Inpainting PSNR and SSIM for ImageNet-1k validation data. AFNO matches the performance of Self-Attention despite using significantly less FLOPs.

few-shot segmentation

dataset CelebA-Faces, ADE-Cars, LSUN-Cats
loss function cross-entropy
optimizer 2000 epochs, init lr=1e-4 for self-attention or 1e-3 for other mixers

Few-shot segmentation mIoU for AFNO versus alternative mixers. AFNO surpasses Self-Attention for 2/3 datasets while using less flops.

cityscapes segmentation

pre-training
dataset ImageNet-1K
optimizer Adam: batch size=1024, 300 epochs, weigh decay=0.05, init lr=1e-3, warm-up 6250 iterations, cosine decay to 1e-5
max gradient norm clipped to 1.0
fine-tuning
dataset Cityscapes
optimizer Adam: 450 epochs, weigh decay=0.05

mIoU and FLOPs for Cityscapes segmentation at $1024\times 1024$ resolution.
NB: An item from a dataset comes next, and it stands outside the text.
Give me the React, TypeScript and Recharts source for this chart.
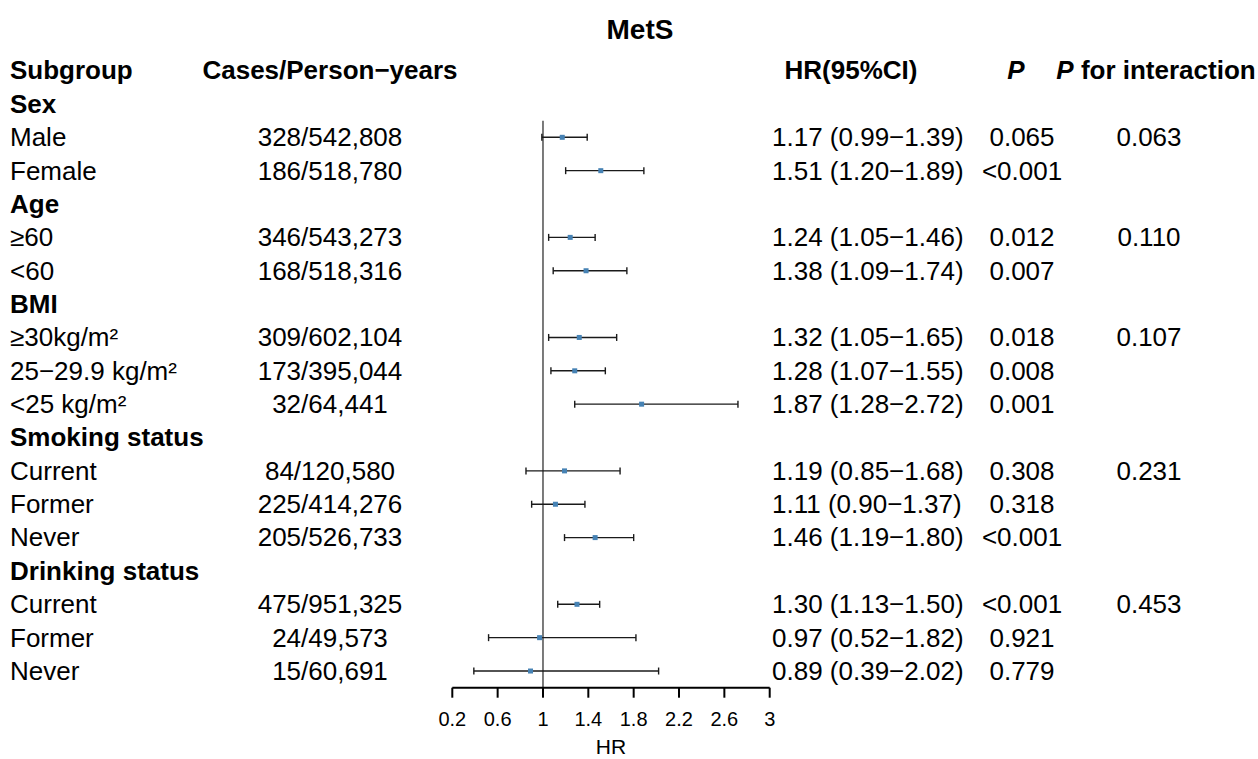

Note, both the mixer and total FLOPs are included. For GFN and AFNO, the MLP layers are the bottleneck for the complexity. Also, AFNO-25% only keeps 25% of the low frequency modes, while AFNO-100% keeps all the modes. Results for self-attention cannot be obtained due to the long sequence length in the first few layers.

ablation studies

sparsity threshold

Ablations for the sparsity thresholds and block count measured by inpainting validation PSNR. The results suggest that soft thresholding and blocks are effective.

blocks number

impact of adaptive weights

Ablations for AFNO versus FNO, AFNO without adaptive weights, and hard thresholding. Results are on inpainting pretraining with 10% of ImageNet along with few-show segmentation mIoU on CelebAFaces. Hard thresholding only keeps 35% of low frequency modes. AFNO demonstrates superior performance for the same parameter count in both tasks.